Project 3 - Computer Vision-based Clinical Image Quality Control
Company: GE Healthcare
Supervisors: Chris Page (GE), Vicente Grau, Martin Robinson, Emmanuel Oladokun, Julia Krol, Ian McFarlane
Project description:
Imaging in clinical trials typically involves collecting data from multiple sites centrally for analysis. Data quality can vary considerably due to differences in technology and local procedures. Ingestion requires quality checks (to ensure adherence to the trial protocol) and robust deidentification (to meet privacy and GCP regulations), which can be painstakingly manual.
A 2020-22 SABS:R3 project developed a standardised, open, extensible framework to check and update image metadata according to user-defined rules, and a Tesseract-based annotation detection and masking tool for automatically masking identifiable information. It functions as an in-stream device, with accepted data being exported to a repository, and rejected data routed for follow-up.
The aim of this project is to develop new plug-ins to extend QC to the pixel data, using computer vision techniques to characterise the images. The existing plug-in for annotation removal will be enhanced by allowing user-provided whitelists. Other possible QC plugin extensions to be developed include anatomical region/completeness (e.g. to label the images as head, chest, abdomen, or pelvis; or label organs) or detecting use of contrast or modality-specific artefacts (particularly for MRI).
GE will provide domain expertise, documented user requirements and regular feedback. We also propose “day-in-the-life” sessions, giving a flavour of our roles in software engineering and pharmaceutical R&D. Beyond a grounding in software engineering, students will gain expertise with medical image processing, computer vision techniques and libraries (e.g. OpenCV) and best practice in the pharma industry (software validation, regulation, data integrity).
Schedule
The projects will begin in the week of the 24th October. Each group will be contacted by the supervisors for their project for an introductory meeting and/or a timetable for the week.

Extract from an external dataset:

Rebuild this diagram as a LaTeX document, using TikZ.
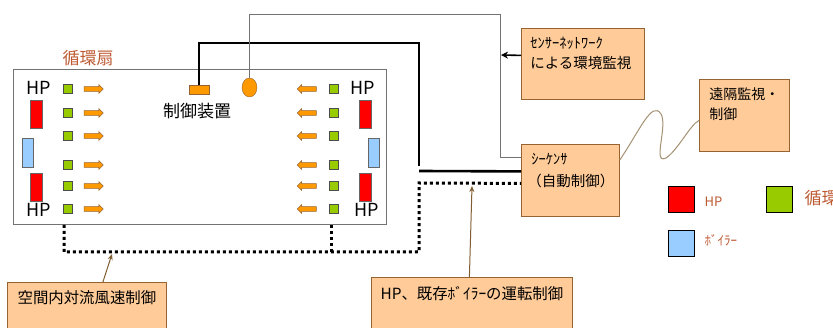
\documentclass[tikz,border=0pt]{standalone}
\usepackage{fontspec}
\setmainfont{Noto Sans CJK JP}
\usetikzlibrary{shapes.geometric,shapes.arrows,arrows.meta}
\definecolor{boxfill}{RGB}{255,204,153}
\definecolor{boxline}{RGB}{150,100,50}
\definecolor{fanorange}{RGB}{255,153,0}
\definecolor{fangreen}{RGB}{153,204,0}
\definecolor{boilerblue}{RGB}{153,204,255}
\definecolor{labelbrown}{RGB}{190,90,50}
\definecolor{wire}{RGB}{165,145,115}
\definecolor{pointer}{RGB}{130,95,50}
\tikzset{
  callout/.style={draw=boxline,fill=boxfill,line width=0.8pt,anchor=north west},
  fanunit/.style={draw=black!70,fill=fangreen,minimum size=9pt,inner sep=0pt},
  airflow/.style={single arrow,draw=boxline,fill=fanorange,minimum height=19pt,
    inner sep=2.2pt,single arrow head extend=2pt,line width=0.5pt},
  hpunit/.style={draw=black!60,fill=red,minimum width=12pt,minimum height=28pt,inner sep=0pt},
  boilerunit/.style={draw=black!60,fill=boilerblue,minimum width=11pt,minimum height=29pt,inner sep=0pt},
  hptext/.style={font=\fontsize{18}{18}\selectfont},
  legendbox/.style={draw=black,line width=0.9pt,minimum size=26pt,inner sep=0pt},
  legendtext/.style={text=labelbrown,anchor=west,font=\fontsize{13}{13}\selectfont},
  busline/.style={line width=2.6pt,black},
  sensline/.style={line width=1pt,black!55},
  ctrlline/.style={line width=3pt,dash pattern=on 3pt off 3pt},
  pointarrow/.style={pointer,line width=1pt,-{Stealth[length=6pt,width=5pt]}}
}
\begin{document}
\begin{tikzpicture}[x=1pt,y=-1pt]
        \useasboundingbox (0,0) rectangle (833,328);
        \fill[white] (0,0) rectangle (833,328);
        %% room with fans
        \node[draw=black!55,fill=white,line width=0.9pt,minimum width=373pt,minimum height=155pt,
          anchor=north west,inner sep=0pt] (room) at (13,69) {};
        \node[text=labelbrown,font=\fontsize{17}{17}\selectfont] (fanlabel) at (88,58) {循環扇};
        \foreach \y [count=\i] in {89,113,136,165,186,209} {
          \node[fanunit] (gl\i) at (67.5,\y) {};
          \node[airflow] (al\i) at (92.5,\y) {};
          \node[airflow,shape border rotate=180] (ar\i) at (308,\y) {};
          \node[fanunit] (gr\i) at (333.5,\y) {};
        }
        %% HP and boilers
        \node[hptext] (hptl) at (39,88) {HP};
        \node[hpunit] (hpl1) at (36,114) {};
        \node[boilerunit] (bol) at (27.5,152.5) {};
        \node[hpunit] (hpl2) at (36,187.5) {};
        \node[hptext] (hpbl) at (39,210) {HP};
        \node[hptext] (hptr) at (363,88) {HP};
        \node[hpunit] (hpr1) at (365,114) {};
        \node[boilerunit] (bor) at (373.5,152.5) {};
        \node[hpunit] (hpr2) at (365,187.5) {};
        \node[hptext] (hpbr) at (367,210) {HP};
        %% controller and sensor
        \node[draw=boxline,fill=fanorange,minimum width=20pt,minimum height=9pt,inner sep=0pt] (unit) at (199,89.5) {};
        \node[font=\fontsize{17}{17}\selectfont] (unitlabel) at (197,111) {制御装置};
        \node[ellipse,draw=boxline,fill=fanorange,minimum width=15pt,minimum height=19pt,inner sep=0pt] (sensor) at (249.5,87.5) {};
        %% boxes
        \node[callout,inner xsep=9pt,inner ysep=9pt] (net) at (521,28)
          {\parbox[t][53pt][t]{105pt}{\fontsize{14.5}{20}\selectfont ｾﾝｻｰﾈｯﾄﾜｰｸ\\による環境監視}};
        \node[callout,inner xsep=6pt,inner ysep=8.5pt] (seq) at (521,144)
          {\parbox[t][55pt][t]{86pt}{\fontsize{14.5}{22}\selectfont \hspace*{4pt}ｼｰｹﾝｻ\\（自動制御）}};
        \node[callout,inner xsep=10pt,inner ysep=8.5pt] (remote) at (699,79)
          {\parbox[t][55pt][t]{70pt}{\fontsize{14}{20}\selectfont 遠隔監視・\\制御}};
        \node[callout,inner xsep=5pt,inner ysep=8pt] (flowctrl) at (7,282)
          {\parbox[t][54pt][t]{149pt}{\centering\fontsize{15.4}{20}\selectfont 空間内対流風速制御}};
        \node[callout,inner xsep=5pt,inner ysep=8.5pt] (runctrl) at (371,277)
          {\parbox[t][53pt][t]{191pt}{\centering\fontsize{15.4}{20}\selectfont HP、既存ﾎﾞｲﾗｰの運転制御}};
        %% wiring
        \coordinate (busbend) at (419,166);
        \draw[busline] (unit.north) |- (419,43) -- (busbend);
        \draw[busline] (419,171) -- ([yshift=9pt]seq.west);
        \draw[sensline] (sensor.north) |- (500,15) |- ([yshift=23pt]seq.west);
        \draw[black,line width=1.6pt,-{Stealth[length=7pt,width=7pt]}] ([yshift=8.5pt]net.west) -- (501,55);
        \draw[ctrlline] ([xshift=51pt]room.south west) -- (64,252) -| (419,183) -- ([yshift=-3pt]seq.west);
        \draw[ctrlline] ([xshift=318pt]room.south west) -- (331,252);
        \coordinate (flowtip) at (112,254);
        \coordinate (runtip) at (472,186);
        \draw[pointarrow] ([xshift=16pt]flowctrl.north) -- (flowtip);
        \draw[pointarrow] ([xshift=-2.5pt]runctrl.north) -- (runtip);
        \draw[wire,line width=1pt] ([yshift=-16pt]seq.north east)
          .. controls (640,130) and (652,100) .. (661,114)
          .. controls (668,126) and (652,165) .. (666,158)
          .. controls (678,150) and (690,125) .. ([yshift=-5pt]remote.west);
        %% legend
        \node[legendbox,fill=red] (lhp) at (681,199.5) {};
        \node[legendtext] (lhptext) at (701,202) {HP};
        \node[legendbox,fill=fangreen] (lfan) at (779,199) {};
        \node[legendtext,font=\fontsize{17}{17}\selectfont] (lfantext) at (801,198) {循環扇};
        \node[legendbox,fill=boilerblue] (lbo) at (681,243) {};
        \node[legendtext] (lbotext) at (701,240) {ﾎﾞｲﾗｰ};
    \end{tikzpicture}
\end{document}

The full week of the 24-28th October will be devoted to the projects, with the exact schedule determined on an individual project basis.
After this week, you will be able to work on the projects every Wednesday (except during the Cells and Systems module), with space being available at the DTC to work in person with your group. It will not be necessary to be at the DTC in person if you do not wish, and we will ensure that you are able to dial in remotely if necessary. You will also have the full week of the 12-17th Dec, and three weeks in early 2023, to work on the projects.
Key Points
You will have already been sorted into your projects groups via canvas.
You will meet the supervisors for the projects on the Monday 24th October, who will give presentations on each project, and this whole week will be spent getting up to speed on your project
Generally, you will work on the projects every wednesday (not during Cells and Systems), with the opportunity for doing this at the DTC building if you wish.